Data items
● ● ● ● ●
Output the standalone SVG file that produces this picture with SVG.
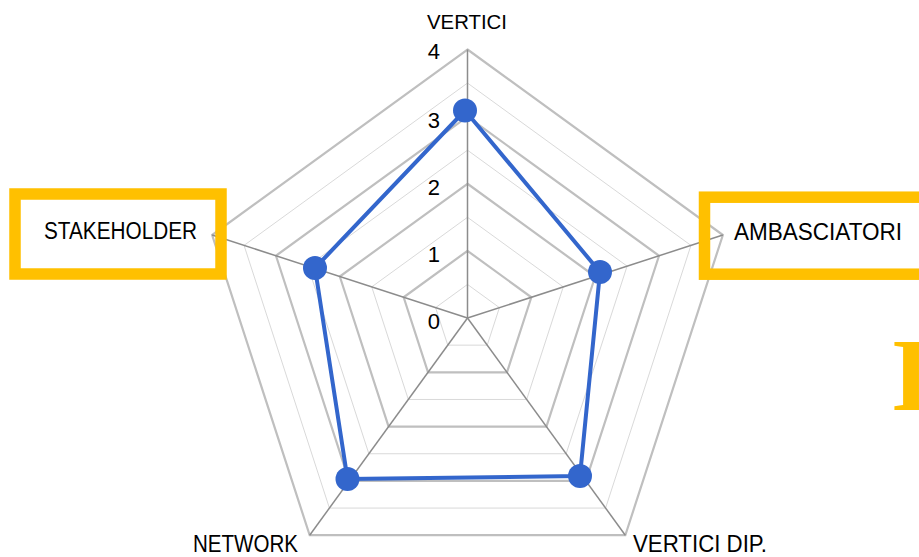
<svg xmlns="http://www.w3.org/2000/svg" width="919" height="557" viewBox="0 0 919 557">
<style>
.minor{fill:none;stroke:#d9d9d9;stroke-width:1}
.major{fill:none;stroke:#bfbfbf;stroke-width:2.2}
.spoke{stroke:#8c8c8c;stroke-width:1.5}
.tick{font-family:"Liberation Sans",Arial,sans-serif;font-size:22px;fill:#000;text-anchor:end}
.lbl{font-family:"Liberation Sans",Arial,sans-serif;fill:#000}
.box{fill:none;stroke:#ffc000;stroke-width:11.5}
.series{fill:none;stroke:#3366cc;stroke-width:4;stroke-linejoin:round}
.dot{fill:#3366cc}
</style>
<rect width="919" height="557" fill="#fff"/>
<g id="grid">
<polygon class="minor" points="467.5,284.44 499.42,307.63 487.23,345.15 447.77,345.15 435.58,307.63"/>
<polygon class="major" points="467.5,250.88 531.34,297.26 506.96,372.31 428.04,372.31 403.66,297.26"/>
<polygon class="minor" points="467.5,217.31 563.26,286.89 526.68,399.46 408.32,399.46 371.74,286.89"/>
<polygon class="major" points="467.5,183.75 595.18,276.51 546.41,426.61 388.59,426.61 339.82,276.51"/>
<polygon class="minor" points="467.5,150.19 627.10,266.14 566.14,453.76 368.86,453.76 307.90,266.14"/>
<polygon class="major" points="467.5,116.63 659.02,255.77 585.87,480.92 349.13,480.92 275.98,255.77"/>
<polygon class="minor" points="467.5,83.06 690.94,245.40 605.59,508.07 329.41,508.07 244.06,245.40"/>
<polygon class="major" points="467.5,49.5 722.86,235.03 625.32,535.22 309.68,535.22 212.14,235.03"/>
</g>
<g id="spokes">
<line class="spoke" x1="467.5" y1="318" x2="467.5" y2="49.5"/>
<line class="spoke" x1="467.5" y1="318" x2="722.86" y2="235.03"/>
<line class="spoke" x1="467.5" y1="318" x2="625.32" y2="535.22"/>
<line class="spoke" x1="467.5" y1="318" x2="309.68" y2="535.22"/>
<line class="spoke" x1="467.5" y1="318" x2="212.14" y2="235.03"/>
</g>
<g id="ticks">
<text class="tick" x="440" y="59">4</text>
<text class="tick" x="440" y="128">3</text>
<text class="tick" x="440" y="195">2</text>
<text class="tick" x="440" y="262">1</text>
<text class="tick" x="440" y="329">0</text>
</g>
<g id="series">
<polygon class="series" points="465,110.5 600,272 580,476 347.5,479 315,268"/>
<circle class="dot" cx="465" cy="110.5" r="12"/>
<circle class="dot" cx="600" cy="272" r="12"/>
<circle class="dot" cx="580" cy="476" r="12"/>
<circle class="dot" cx="347.5" cy="479" r="12"/>
<circle class="dot" cx="315" cy="268" r="12"/>
</g>
<g id="node-vertici">
<text class="lbl" x="427" y="29" font-size="19.5" textLength="80" lengthAdjust="spacingAndGlyphs">VERTICI</text>
</g>
<g id="node-ambasciatori">
<rect class="box" x="704.5" y="197.2" width="240" height="77"/>
<text class="lbl" x="734" y="240" font-size="23" textLength="168" lengthAdjust="spacingAndGlyphs">AMBASCIATORI</text>
</g>
<g id="node-vertici-dip">
<text class="lbl" x="633" y="552" font-size="23" textLength="134" lengthAdjust="spacingAndGlyphs">VERTICI DIP.</text>
</g>
<g id="node-network">
<text class="lbl" x="193" y="552" font-size="23" textLength="105" lengthAdjust="spacingAndGlyphs">NETWORK</text>
</g>
<g id="node-stakeholder">
<rect class="box" x="15" y="194" width="206" height="80"/>
<text class="lbl" x="44" y="239" font-size="23" textLength="153" lengthAdjust="spacingAndGlyphs">STAKEHOLDER</text>
</g>
<g id="fragment">
<text x="891" y="410" font-family="'Liberation Serif','Times New Roman',serif" font-weight="bold" font-size="103" fill="#ffc000">I</text>
</g>
</svg>
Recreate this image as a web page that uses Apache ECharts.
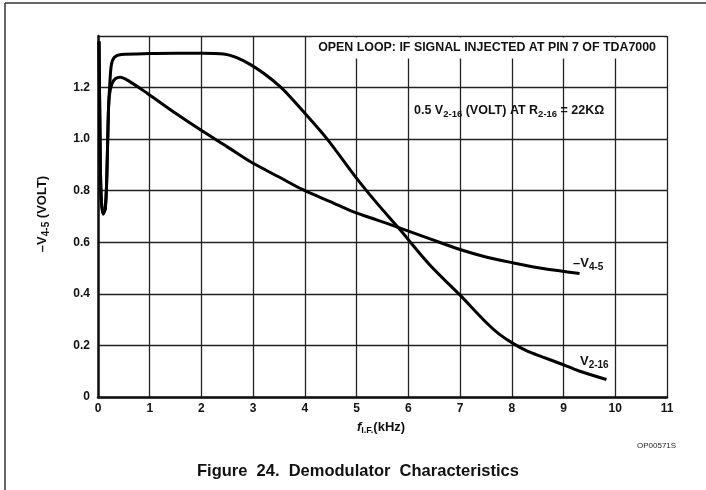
● ● ● ● ●
▶ _Work to do_:
In this exercise, set down all of the data exactly, without the pictures.

▶ _Answer for the task_:
Output the standalone SVG file that produces this picture with SVG.
<svg xmlns="http://www.w3.org/2000/svg" width="919" height="557" viewBox="0 0 919 557">
<style>
.minor{fill:none;stroke:#d9d9d9;stroke-width:1}
.major{fill:none;stroke:#bfbfbf;stroke-width:2.2}
.spoke{stroke:#8c8c8c;stroke-width:1.5}
.tick{font-family:"Liberation Sans",Arial,sans-serif;font-size:22px;fill:#000;text-anchor:end}
.lbl{font-family:"Liberation Sans",Arial,sans-serif;fill:#000}
.box{fill:none;stroke:#ffc000;stroke-width:11.5}
.series{fill:none;stroke:#3366cc;stroke-width:4;stroke-linejoin:round}
.dot{fill:#3366cc}
</style>
<rect width="919" height="557" fill="#fff"/>
<g id="grid">
<polygon class="minor" points="467.5,284.44 499.42,307.63 487.23,345.15 447.77,345.15 435.58,307.63"/>
<polygon class="major" points="467.5,250.88 531.34,297.26 506.96,372.31 428.04,372.31 403.66,297.26"/>
<polygon class="minor" points="467.5,217.31 563.26,286.89 526.68,399.46 408.32,399.46 371.74,286.89"/>
<polygon class="major" points="467.5,183.75 595.18,276.51 546.41,426.61 388.59,426.61 339.82,276.51"/>
<polygon class="minor" points="467.5,150.19 627.10,266.14 566.14,453.76 368.86,453.76 307.90,266.14"/>
<polygon class="major" points="467.5,116.63 659.02,255.77 585.87,480.92 349.13,480.92 275.98,255.77"/>
<polygon class="minor" points="467.5,83.06 690.94,245.40 605.59,508.07 329.41,508.07 244.06,245.40"/>
<polygon class="major" points="467.5,49.5 722.86,235.03 625.32,535.22 309.68,535.22 212.14,235.03"/>
</g>
<g id="spokes">
<line class="spoke" x1="467.5" y1="318" x2="467.5" y2="49.5"/>
<line class="spoke" x1="467.5" y1="318" x2="722.86" y2="235.03"/>
<line class="spoke" x1="467.5" y1="318" x2="625.32" y2="535.22"/>
<line class="spoke" x1="467.5" y1="318" x2="309.68" y2="535.22"/>
<line class="spoke" x1="467.5" y1="318" x2="212.14" y2="235.03"/>
</g>
<g id="ticks">
<text class="tick" x="440" y="59">4</text>
<text class="tick" x="440" y="128">3</text>
<text class="tick" x="440" y="195">2</text>
<text class="tick" x="440" y="262">1</text>
<text class="tick" x="440" y="329">0</text>
</g>
<g id="series">
<polygon class="series" points="465,110.5 600,272 580,476 347.5,479 315,268"/>
<circle class="dot" cx="465" cy="110.5" r="12"/>
<circle class="dot" cx="600" cy="272" r="12"/>
<circle class="dot" cx="580" cy="476" r="12"/>
<circle class="dot" cx="347.5" cy="479" r="12"/>
<circle class="dot" cx="315" cy="268" r="12"/>
</g>
<g id="node-vertici">
<text class="lbl" x="427" y="29" font-size="19.5" textLength="80" lengthAdjust="spacingAndGlyphs">VERTICI</text>
</g>
<g id="node-ambasciatori">
<rect class="box" x="704.5" y="197.2" width="240" height="77"/>
<text class="lbl" x="734" y="240" font-size="23" textLength="168" lengthAdjust="spacingAndGlyphs">AMBASCIATORI</text>
</g>
<g id="node-vertici-dip">
<text class="lbl" x="633" y="552" font-size="23" textLength="134" lengthAdjust="spacingAndGlyphs">VERTICI DIP.</text>
</g>
<g id="node-network">
<text class="lbl" x="193" y="552" font-size="23" textLength="105" lengthAdjust="spacingAndGlyphs">NETWORK</text>
</g>
<g id="node-stakeholder">
<rect class="box" x="15" y="194" width="206" height="80"/>
<text class="lbl" x="44" y="239" font-size="23" textLength="153" lengthAdjust="spacingAndGlyphs">STAKEHOLDER</text>
</g>
<g id="fragment">
<text x="891" y="410" font-family="'Liberation Serif','Times New Roman',serif" font-weight="bold" font-size="103" fill="#ffc000">I</text>
</g>
</svg>
Recreate this image as a web page that uses Apache ECharts.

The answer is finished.